> _WHAT NEEDS TO BE DONE_
Omit all images. Transcribe the rest of the material below exactly.

> _DATA BLOCK_
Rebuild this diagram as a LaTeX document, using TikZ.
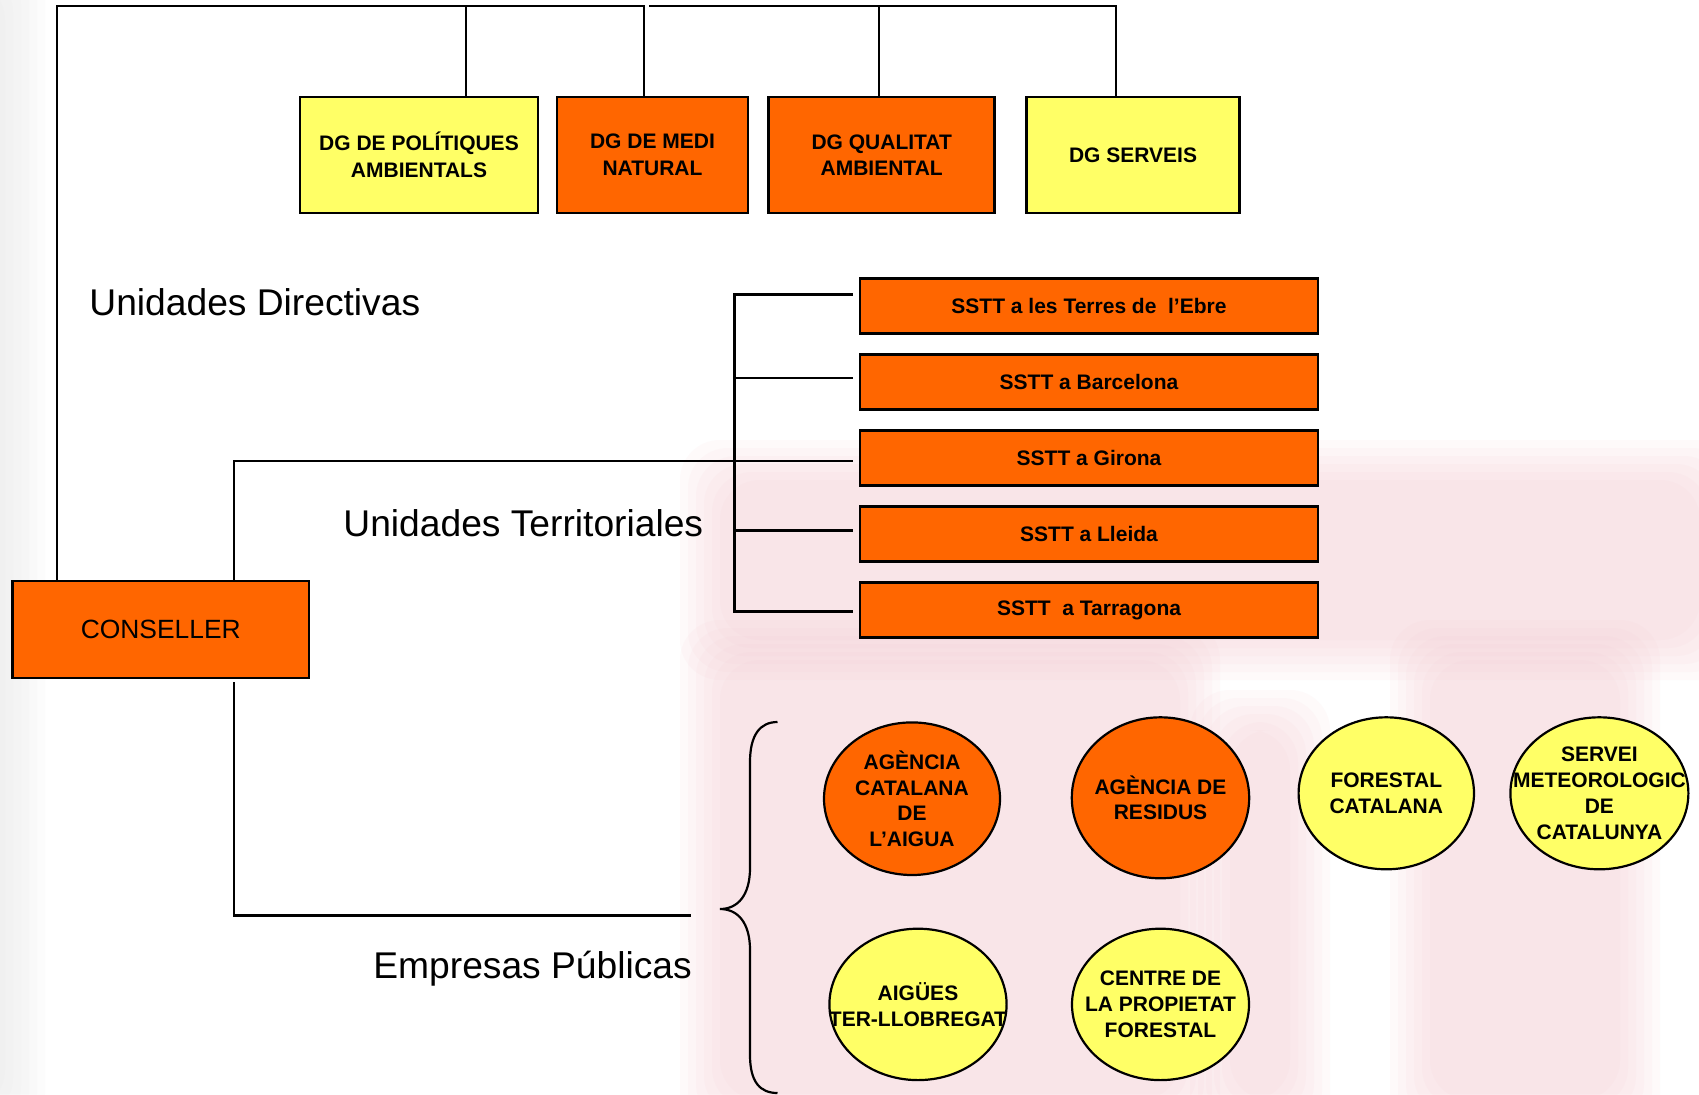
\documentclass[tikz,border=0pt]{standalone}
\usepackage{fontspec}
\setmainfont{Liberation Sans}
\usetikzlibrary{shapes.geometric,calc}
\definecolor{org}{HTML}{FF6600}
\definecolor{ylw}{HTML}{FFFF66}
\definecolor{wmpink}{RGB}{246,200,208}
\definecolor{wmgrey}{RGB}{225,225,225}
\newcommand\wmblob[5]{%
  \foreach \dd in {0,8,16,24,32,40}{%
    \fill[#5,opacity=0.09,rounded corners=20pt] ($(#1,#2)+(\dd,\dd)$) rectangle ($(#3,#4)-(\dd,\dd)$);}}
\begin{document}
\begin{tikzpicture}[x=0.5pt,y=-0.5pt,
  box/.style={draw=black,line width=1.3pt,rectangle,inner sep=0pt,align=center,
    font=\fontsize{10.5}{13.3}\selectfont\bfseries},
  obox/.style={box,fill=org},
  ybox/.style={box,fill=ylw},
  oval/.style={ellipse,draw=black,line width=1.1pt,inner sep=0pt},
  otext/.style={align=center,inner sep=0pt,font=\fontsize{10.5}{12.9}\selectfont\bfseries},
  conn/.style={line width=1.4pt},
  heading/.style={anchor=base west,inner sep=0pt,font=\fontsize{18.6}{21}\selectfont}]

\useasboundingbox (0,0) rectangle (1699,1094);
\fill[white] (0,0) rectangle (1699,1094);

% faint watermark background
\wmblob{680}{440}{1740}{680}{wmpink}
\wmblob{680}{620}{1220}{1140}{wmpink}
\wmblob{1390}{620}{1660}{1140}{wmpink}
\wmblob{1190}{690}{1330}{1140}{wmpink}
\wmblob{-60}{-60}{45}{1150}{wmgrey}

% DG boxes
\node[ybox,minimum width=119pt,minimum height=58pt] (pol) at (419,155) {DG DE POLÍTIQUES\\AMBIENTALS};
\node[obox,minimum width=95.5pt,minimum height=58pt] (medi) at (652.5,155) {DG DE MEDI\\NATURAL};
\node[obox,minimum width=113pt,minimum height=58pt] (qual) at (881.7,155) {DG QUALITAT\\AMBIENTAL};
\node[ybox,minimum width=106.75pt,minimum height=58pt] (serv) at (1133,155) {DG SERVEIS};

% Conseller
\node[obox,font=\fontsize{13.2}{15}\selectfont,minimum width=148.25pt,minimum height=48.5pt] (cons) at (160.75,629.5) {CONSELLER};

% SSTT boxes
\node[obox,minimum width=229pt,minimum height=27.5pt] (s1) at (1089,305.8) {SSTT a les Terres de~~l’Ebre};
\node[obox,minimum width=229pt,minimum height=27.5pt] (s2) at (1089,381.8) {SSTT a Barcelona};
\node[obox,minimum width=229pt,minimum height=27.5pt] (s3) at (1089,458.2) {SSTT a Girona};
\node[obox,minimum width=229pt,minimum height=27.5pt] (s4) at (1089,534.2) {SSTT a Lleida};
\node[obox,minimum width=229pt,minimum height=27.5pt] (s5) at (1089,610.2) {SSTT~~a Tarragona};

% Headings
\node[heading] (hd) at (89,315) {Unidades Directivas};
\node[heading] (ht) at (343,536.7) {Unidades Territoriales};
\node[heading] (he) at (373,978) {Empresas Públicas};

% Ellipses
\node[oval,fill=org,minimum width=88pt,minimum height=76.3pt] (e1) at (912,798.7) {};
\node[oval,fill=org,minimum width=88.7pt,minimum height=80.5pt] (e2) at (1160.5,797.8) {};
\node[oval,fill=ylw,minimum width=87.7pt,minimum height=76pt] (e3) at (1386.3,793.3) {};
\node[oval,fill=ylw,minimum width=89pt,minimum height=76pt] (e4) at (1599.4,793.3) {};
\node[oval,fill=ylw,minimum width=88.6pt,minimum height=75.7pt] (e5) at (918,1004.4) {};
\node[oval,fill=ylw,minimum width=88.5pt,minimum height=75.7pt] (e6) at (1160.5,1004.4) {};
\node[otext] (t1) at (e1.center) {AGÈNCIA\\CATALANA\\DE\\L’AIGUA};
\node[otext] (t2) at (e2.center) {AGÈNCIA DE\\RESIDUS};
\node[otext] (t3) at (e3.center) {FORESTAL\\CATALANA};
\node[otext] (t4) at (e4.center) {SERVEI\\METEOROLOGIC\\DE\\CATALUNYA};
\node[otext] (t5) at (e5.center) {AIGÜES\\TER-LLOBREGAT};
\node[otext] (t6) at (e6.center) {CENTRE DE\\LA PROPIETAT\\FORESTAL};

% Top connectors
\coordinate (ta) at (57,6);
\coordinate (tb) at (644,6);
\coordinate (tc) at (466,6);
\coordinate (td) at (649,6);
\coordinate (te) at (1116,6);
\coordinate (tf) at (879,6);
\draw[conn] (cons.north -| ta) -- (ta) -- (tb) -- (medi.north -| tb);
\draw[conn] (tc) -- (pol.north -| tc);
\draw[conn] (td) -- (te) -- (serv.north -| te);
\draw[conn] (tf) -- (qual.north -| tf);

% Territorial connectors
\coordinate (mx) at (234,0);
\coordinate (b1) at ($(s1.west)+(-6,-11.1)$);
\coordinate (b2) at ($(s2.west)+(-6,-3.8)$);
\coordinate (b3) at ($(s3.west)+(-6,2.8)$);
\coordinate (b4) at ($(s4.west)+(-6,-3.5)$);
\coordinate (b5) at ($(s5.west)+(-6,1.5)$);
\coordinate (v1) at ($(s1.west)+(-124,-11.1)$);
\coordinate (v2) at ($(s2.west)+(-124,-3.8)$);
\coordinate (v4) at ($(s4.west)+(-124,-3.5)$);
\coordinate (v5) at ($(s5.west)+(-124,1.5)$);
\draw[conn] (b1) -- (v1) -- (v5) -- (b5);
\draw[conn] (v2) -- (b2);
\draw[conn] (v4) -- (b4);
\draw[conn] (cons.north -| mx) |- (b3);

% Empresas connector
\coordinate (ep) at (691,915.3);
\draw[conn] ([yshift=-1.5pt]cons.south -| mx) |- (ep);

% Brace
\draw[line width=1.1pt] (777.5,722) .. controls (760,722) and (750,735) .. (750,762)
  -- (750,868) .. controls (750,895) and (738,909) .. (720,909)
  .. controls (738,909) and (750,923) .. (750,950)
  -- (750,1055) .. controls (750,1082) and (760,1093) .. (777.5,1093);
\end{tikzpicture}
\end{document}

> _OUTPUT BELOW_
Rebuild this diagram as a LaTeX document, using TikZ.
\documentclass[tikz,border=0pt]{standalone}
\usepackage{fontspec}
\setmainfont{Liberation Sans}
\usetikzlibrary{shapes.geometric,calc}
\definecolor{org}{HTML}{FF6600}
\definecolor{ylw}{HTML}{FFFF66}
\definecolor{wmpink}{RGB}{246,200,208}
\definecolor{wmgrey}{RGB}{225,225,225}
\newcommand\wmblob[5]{%
  \foreach \dd in {0,8,16,24,32,40}{%
    \fill[#5,opacity=0.09,rounded corners=20pt] ($(#1,#2)+(\dd,\dd)$) rectangle ($(#3,#4)-(\dd,\dd)$);}}
\begin{document}
\begin{tikzpicture}[x=0.5pt,y=-0.5pt,
  box/.style={draw=black,line width=1.3pt,rectangle,inner sep=0pt,align=center,
    font=\fontsize{10.5}{13.3}\selectfont\bfseries},
  obox/.style={box,fill=org},
  ybox/.style={box,fill=ylw},
  oval/.style={ellipse,draw=black,line width=1.1pt,inner sep=0pt},
  otext/.style={align=center,inner sep=0pt,font=\fontsize{10.5}{12.9}\selectfont\bfseries},
  conn/.style={line width=1.4pt},
  heading/.style={anchor=base west,inner sep=0pt,font=\fontsize{18.6}{21}\selectfont}]

\useasboundingbox (0,0) rectangle (1699,1094);
\fill[white] (0,0) rectangle (1699,1094);

% faint watermark background
\wmblob{680}{440}{1740}{680}{wmpink}
\wmblob{680}{620}{1220}{1140}{wmpink}
\wmblob{1390}{620}{1660}{1140}{wmpink}
\wmblob{1190}{690}{1330}{1140}{wmpink}
\wmblob{-60}{-60}{45}{1150}{wmgrey}

% DG boxes
\node[ybox,minimum width=119pt,minimum height=58pt] (pol) at (419,155) {DG DE POLÍTIQUES\\AMBIENTALS};
\node[obox,minimum width=95.5pt,minimum height=58pt] (medi) at (652.5,155) {DG DE MEDI\\NATURAL};
\node[obox,minimum width=113pt,minimum height=58pt] (qual) at (881.7,155) {DG QUALITAT\\AMBIENTAL};
\node[ybox,minimum width=106.75pt,minimum height=58pt] (serv) at (1133,155) {DG SERVEIS};

% Conseller
\node[obox,font=\fontsize{13.2}{15}\selectfont,minimum width=148.25pt,minimum height=48.5pt] (cons) at (160.75,629.5) {CONSELLER};

% SSTT boxes
\node[obox,minimum width=229pt,minimum height=27.5pt] (s1) at (1089,305.8) {SSTT a les Terres de~~l’Ebre};
\node[obox,minimum width=229pt,minimum height=27.5pt] (s2) at (1089,381.8) {SSTT a Barcelona};
\node[obox,minimum width=229pt,minimum height=27.5pt] (s3) at (1089,458.2) {SSTT a Girona};
\node[obox,minimum width=229pt,minimum height=27.5pt] (s4) at (1089,534.2) {SSTT a Lleida};
\node[obox,minimum width=229pt,minimum height=27.5pt] (s5) at (1089,610.2) {SSTT~~a Tarragona};

% Headings
\node[heading] (hd) at (89,315) {Unidades Directivas};
\node[heading] (ht) at (343,536.7) {Unidades Territoriales};
\node[heading] (he) at (373,978) {Empresas Públicas};

% Ellipses
\node[oval,fill=org,minimum width=88pt,minimum height=76.3pt] (e1) at (912,798.7) {};
\node[oval,fill=org,minimum width=88.7pt,minimum height=80.5pt] (e2) at (1160.5,797.8) {};
\node[oval,fill=ylw,minimum width=87.7pt,minimum height=76pt] (e3) at (1386.3,793.3) {};
\node[oval,fill=ylw,minimum width=89pt,minimum height=76pt] (e4) at (1599.4,793.3) {};
\node[oval,fill=ylw,minimum width=88.6pt,minimum height=75.7pt] (e5) at (918,1004.4) {};
\node[oval,fill=ylw,minimum width=88.5pt,minimum height=75.7pt] (e6) at (1160.5,1004.4) {};
\node[otext] (t1) at (e1.center) {AGÈNCIA\\CATALANA\\DE\\L’AIGUA};
\node[otext] (t2) at (e2.center) {AGÈNCIA DE\\RESIDUS};
\node[otext] (t3) at (e3.center) {FORESTAL\\CATALANA};
\node[otext] (t4) at (e4.center) {SERVEI\\METEOROLOGIC\\DE\\CATALUNYA};
\node[otext] (t5) at (e5.center) {AIGÜES\\TER-LLOBREGAT};
\node[otext] (t6) at (e6.center) {CENTRE DE\\LA PROPIETAT\\FORESTAL};

% Top connectors
\coordinate (ta) at (57,6);
\coordinate (tb) at (644,6);
\coordinate (tc) at (466,6);
\coordinate (td) at (649,6);
\coordinate (te) at (1116,6);
\coordinate (tf) at (879,6);
\draw[conn] (cons.north -| ta) -- (ta) -- (tb) -- (medi.north -| tb);
\draw[conn] (tc) -- (pol.north -| tc);
\draw[conn] (td) -- (te) -- (serv.north -| te);
\draw[conn] (tf) -- (qual.north -| tf);

% Territorial connectors
\coordinate (mx) at (234,0);
\coordinate (b1) at ($(s1.west)+(-6,-11.1)$);
\coordinate (b2) at ($(s2.west)+(-6,-3.8)$);
\coordinate (b3) at ($(s3.west)+(-6,2.8)$);
\coordinate (b4) at ($(s4.west)+(-6,-3.5)$);
\coordinate (b5) at ($(s5.west)+(-6,1.5)$);
\coordinate (v1) at ($(s1.west)+(-124,-11.1)$);
\coordinate (v2) at ($(s2.west)+(-124,-3.8)$);
\coordinate (v4) at ($(s4.west)+(-124,-3.5)$);
\coordinate (v5) at ($(s5.west)+(-124,1.5)$);
\draw[conn] (b1) -- (v1) -- (v5) -- (b5);
\draw[conn] (v2) -- (b2);
\draw[conn] (v4) -- (b4);
\draw[conn] (cons.north -| mx) |- (b3);

% Empresas connector
\coordinate (ep) at (691,915.3);
\draw[conn] ([yshift=-1.5pt]cons.south -| mx) |- (ep);

% Brace
\draw[line width=1.1pt] (777.5,722) .. controls (760,722) and (750,735) .. (750,762)
  -- (750,868) .. controls (750,895) and (738,909) .. (720,909)
  .. controls (738,909) and (750,923) .. (750,950)
  -- (750,1055) .. controls (750,1082) and (760,1093) .. (777.5,1093);
\end{tikzpicture}
\end{document}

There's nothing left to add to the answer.